STATED EXERCISE: Find each line containing the string "image" and return it.

SUPPLIED DATA:
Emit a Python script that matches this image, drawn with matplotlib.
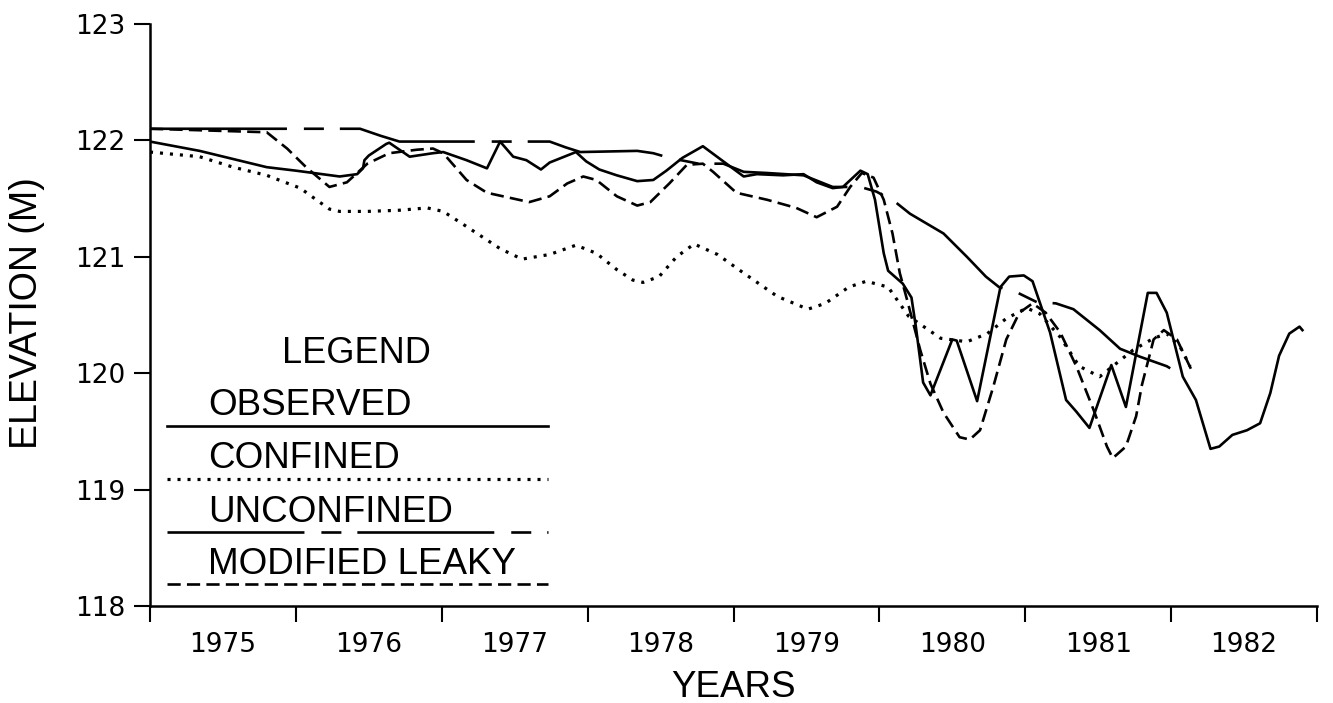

--

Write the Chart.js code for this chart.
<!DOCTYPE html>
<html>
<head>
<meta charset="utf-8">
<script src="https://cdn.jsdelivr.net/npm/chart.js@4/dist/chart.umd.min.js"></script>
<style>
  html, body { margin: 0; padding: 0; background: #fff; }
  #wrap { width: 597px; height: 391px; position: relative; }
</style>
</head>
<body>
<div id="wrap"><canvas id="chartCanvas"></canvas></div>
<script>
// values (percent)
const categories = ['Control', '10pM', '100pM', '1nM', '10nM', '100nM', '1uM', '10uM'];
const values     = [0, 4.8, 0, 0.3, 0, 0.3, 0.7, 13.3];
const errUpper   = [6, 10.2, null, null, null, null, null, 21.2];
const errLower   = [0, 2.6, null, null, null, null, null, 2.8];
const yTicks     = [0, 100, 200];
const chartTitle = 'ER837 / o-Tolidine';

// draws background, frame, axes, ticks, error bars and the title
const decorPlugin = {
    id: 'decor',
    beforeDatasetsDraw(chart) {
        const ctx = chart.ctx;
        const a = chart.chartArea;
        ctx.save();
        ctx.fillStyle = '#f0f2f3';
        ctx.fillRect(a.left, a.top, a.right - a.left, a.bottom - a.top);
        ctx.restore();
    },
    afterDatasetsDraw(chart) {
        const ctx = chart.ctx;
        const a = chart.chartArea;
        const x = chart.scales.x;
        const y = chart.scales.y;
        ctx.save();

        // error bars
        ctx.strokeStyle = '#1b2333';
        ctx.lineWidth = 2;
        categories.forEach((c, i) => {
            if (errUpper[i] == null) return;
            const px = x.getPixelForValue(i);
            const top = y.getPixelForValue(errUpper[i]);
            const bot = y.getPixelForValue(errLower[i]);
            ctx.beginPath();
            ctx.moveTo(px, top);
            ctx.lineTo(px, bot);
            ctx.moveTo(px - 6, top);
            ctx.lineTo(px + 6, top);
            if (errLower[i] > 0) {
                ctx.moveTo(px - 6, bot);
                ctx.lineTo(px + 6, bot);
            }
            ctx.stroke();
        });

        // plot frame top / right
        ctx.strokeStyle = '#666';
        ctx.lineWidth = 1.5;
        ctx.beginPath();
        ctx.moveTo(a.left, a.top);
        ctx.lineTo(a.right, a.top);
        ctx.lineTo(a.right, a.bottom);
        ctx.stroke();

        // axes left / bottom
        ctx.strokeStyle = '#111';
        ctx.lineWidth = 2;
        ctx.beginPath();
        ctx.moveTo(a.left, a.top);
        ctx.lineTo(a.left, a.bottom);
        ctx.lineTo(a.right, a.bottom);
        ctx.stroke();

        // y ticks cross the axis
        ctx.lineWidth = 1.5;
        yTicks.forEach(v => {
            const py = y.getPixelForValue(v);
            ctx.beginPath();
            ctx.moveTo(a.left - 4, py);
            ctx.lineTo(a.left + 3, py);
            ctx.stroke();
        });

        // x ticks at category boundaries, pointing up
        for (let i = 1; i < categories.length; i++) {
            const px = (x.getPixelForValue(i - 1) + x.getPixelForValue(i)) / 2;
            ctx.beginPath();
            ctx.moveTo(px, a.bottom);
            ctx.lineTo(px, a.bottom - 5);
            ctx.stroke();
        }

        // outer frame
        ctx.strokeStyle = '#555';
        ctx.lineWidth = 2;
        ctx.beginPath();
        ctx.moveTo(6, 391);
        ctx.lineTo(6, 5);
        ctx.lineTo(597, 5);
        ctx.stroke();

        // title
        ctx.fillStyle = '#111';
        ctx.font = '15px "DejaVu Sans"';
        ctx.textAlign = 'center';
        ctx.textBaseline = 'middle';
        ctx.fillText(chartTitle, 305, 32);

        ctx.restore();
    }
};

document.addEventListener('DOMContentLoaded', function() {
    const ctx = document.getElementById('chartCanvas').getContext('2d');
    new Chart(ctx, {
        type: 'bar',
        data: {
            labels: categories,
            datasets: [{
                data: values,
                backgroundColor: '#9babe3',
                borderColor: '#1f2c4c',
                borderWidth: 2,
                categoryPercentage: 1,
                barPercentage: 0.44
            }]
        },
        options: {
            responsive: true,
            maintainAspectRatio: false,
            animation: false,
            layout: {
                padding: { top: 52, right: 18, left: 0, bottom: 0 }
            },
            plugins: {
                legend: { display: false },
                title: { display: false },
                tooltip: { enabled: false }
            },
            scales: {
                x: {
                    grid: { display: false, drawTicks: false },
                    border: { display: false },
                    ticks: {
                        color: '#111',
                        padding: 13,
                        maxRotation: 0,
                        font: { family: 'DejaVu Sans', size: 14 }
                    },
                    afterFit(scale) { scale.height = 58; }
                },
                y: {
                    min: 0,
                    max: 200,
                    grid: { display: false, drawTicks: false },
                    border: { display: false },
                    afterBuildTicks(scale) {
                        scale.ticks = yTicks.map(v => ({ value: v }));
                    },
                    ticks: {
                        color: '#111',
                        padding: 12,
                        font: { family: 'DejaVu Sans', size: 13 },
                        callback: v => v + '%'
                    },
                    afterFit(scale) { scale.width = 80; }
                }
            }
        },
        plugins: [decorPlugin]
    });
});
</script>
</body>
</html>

* * *

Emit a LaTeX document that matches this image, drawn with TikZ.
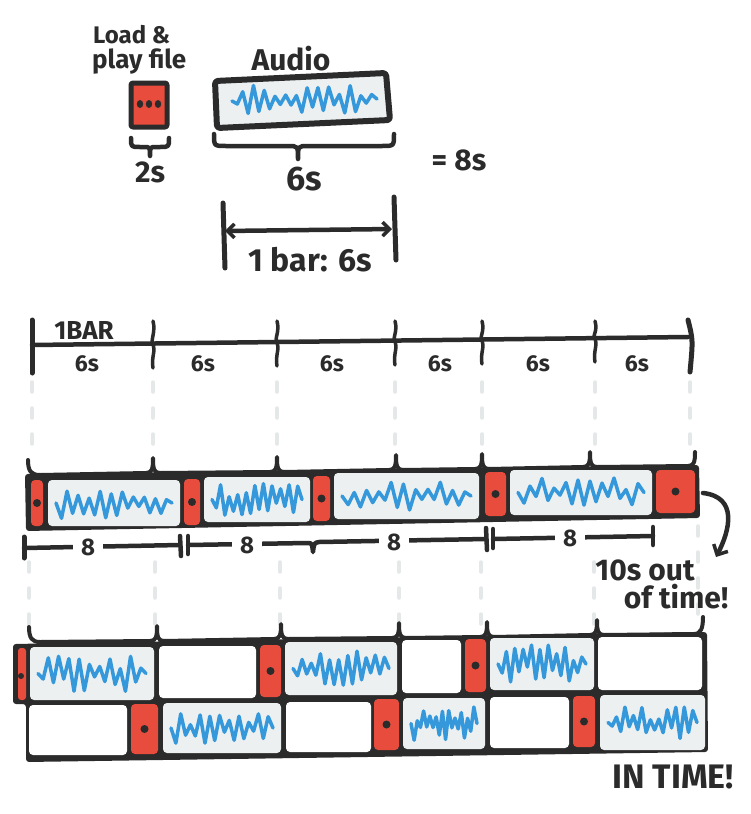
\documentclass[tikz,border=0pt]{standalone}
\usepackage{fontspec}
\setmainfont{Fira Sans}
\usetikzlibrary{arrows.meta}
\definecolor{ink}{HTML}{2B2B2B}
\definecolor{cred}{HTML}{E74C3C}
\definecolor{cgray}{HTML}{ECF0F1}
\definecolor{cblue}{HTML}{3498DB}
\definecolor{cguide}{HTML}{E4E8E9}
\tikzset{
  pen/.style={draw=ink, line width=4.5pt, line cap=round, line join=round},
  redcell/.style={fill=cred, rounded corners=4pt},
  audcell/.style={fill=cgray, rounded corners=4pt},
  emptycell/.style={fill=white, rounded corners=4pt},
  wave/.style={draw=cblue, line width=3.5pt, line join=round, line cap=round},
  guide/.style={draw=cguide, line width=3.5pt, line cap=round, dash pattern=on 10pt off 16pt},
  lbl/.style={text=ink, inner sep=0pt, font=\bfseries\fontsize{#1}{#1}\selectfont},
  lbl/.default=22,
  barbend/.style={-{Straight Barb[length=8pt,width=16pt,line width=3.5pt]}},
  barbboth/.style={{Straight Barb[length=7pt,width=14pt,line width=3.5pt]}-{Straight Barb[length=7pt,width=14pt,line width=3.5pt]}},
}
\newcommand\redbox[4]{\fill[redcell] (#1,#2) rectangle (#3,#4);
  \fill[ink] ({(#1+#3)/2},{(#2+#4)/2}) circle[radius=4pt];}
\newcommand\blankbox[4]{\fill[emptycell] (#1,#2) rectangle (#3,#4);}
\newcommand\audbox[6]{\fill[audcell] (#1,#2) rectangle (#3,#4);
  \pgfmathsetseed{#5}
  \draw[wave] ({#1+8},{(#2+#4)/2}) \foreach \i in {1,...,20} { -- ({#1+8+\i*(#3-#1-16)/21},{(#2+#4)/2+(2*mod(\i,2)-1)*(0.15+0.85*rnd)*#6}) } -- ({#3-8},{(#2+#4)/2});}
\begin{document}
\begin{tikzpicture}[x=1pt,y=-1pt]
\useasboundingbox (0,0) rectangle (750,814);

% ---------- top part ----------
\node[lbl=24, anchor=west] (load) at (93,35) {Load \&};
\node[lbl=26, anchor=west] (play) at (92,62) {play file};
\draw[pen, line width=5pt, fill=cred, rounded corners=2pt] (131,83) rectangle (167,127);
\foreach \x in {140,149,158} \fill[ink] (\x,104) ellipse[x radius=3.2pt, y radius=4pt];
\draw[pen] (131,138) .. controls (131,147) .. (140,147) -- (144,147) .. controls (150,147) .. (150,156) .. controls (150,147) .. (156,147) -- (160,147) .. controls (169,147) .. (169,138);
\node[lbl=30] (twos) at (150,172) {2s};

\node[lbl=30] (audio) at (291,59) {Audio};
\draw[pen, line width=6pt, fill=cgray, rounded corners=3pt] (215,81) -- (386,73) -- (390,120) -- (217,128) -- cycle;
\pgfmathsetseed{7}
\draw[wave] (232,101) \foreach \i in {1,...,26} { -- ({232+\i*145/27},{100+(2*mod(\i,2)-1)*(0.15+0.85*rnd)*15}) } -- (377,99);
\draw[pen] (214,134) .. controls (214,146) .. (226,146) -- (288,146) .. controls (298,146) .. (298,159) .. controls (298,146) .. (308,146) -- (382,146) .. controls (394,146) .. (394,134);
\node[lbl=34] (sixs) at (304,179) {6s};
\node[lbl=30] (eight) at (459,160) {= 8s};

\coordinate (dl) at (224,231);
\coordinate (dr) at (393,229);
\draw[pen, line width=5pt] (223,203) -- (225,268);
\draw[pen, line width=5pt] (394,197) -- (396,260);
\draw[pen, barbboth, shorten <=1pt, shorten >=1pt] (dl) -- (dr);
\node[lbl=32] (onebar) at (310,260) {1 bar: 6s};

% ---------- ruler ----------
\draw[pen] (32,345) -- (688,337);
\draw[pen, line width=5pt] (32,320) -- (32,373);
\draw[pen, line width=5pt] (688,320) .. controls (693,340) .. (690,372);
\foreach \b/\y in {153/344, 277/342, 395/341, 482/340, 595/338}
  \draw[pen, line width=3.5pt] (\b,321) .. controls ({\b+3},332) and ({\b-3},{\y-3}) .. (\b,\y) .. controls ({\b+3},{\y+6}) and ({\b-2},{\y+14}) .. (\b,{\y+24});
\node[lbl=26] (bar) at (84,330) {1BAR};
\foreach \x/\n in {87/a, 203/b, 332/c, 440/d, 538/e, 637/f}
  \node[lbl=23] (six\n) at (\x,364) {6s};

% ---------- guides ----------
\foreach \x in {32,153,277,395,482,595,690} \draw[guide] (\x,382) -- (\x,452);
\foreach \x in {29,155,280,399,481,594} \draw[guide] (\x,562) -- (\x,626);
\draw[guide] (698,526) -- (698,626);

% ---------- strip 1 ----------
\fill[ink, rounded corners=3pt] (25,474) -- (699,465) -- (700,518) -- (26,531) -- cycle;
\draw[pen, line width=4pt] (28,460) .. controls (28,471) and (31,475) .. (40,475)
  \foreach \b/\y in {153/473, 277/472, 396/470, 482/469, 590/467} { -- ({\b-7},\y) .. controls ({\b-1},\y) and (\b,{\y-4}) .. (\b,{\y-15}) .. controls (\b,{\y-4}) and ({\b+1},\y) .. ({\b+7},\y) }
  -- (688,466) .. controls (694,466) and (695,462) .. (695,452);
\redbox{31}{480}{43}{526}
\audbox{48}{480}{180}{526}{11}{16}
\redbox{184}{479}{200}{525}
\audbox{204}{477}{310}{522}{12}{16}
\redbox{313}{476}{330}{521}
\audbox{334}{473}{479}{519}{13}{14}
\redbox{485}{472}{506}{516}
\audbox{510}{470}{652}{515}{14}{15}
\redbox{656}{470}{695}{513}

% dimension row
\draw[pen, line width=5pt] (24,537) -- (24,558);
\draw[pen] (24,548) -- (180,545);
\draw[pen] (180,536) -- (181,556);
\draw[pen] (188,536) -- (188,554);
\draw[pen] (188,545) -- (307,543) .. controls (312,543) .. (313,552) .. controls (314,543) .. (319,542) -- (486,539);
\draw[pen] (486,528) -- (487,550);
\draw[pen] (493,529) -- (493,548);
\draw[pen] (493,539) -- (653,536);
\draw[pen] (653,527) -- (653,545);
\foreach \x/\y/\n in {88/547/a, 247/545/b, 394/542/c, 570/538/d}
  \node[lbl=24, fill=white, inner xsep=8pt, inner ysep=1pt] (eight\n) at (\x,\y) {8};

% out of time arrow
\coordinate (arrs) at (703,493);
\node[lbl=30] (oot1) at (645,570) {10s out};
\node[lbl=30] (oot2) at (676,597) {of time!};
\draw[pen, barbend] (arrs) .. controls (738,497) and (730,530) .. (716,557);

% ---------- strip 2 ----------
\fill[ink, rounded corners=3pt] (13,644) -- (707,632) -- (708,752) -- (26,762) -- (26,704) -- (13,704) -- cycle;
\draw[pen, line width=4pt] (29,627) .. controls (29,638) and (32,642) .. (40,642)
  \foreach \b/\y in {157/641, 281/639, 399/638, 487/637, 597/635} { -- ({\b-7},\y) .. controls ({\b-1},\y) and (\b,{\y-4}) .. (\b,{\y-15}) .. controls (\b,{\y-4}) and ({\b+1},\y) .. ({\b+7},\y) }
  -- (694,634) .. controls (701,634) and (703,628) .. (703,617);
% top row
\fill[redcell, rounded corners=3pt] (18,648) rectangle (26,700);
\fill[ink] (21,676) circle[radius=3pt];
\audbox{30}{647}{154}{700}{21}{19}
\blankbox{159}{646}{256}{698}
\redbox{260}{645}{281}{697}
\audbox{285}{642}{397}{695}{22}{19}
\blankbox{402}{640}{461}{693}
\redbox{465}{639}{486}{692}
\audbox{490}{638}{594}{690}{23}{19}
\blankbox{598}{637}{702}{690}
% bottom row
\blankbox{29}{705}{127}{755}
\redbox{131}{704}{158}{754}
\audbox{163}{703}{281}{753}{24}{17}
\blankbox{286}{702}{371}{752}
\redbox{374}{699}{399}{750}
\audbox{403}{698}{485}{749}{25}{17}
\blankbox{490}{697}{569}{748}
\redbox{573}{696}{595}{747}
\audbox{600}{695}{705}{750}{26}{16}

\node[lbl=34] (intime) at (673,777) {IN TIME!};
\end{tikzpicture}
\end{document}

RESULT OF THE TASK:
Emit a Python script that matches this image, drawn with matplotlib.
Emit a LaTeX document that matches this image, drawn with TikZ.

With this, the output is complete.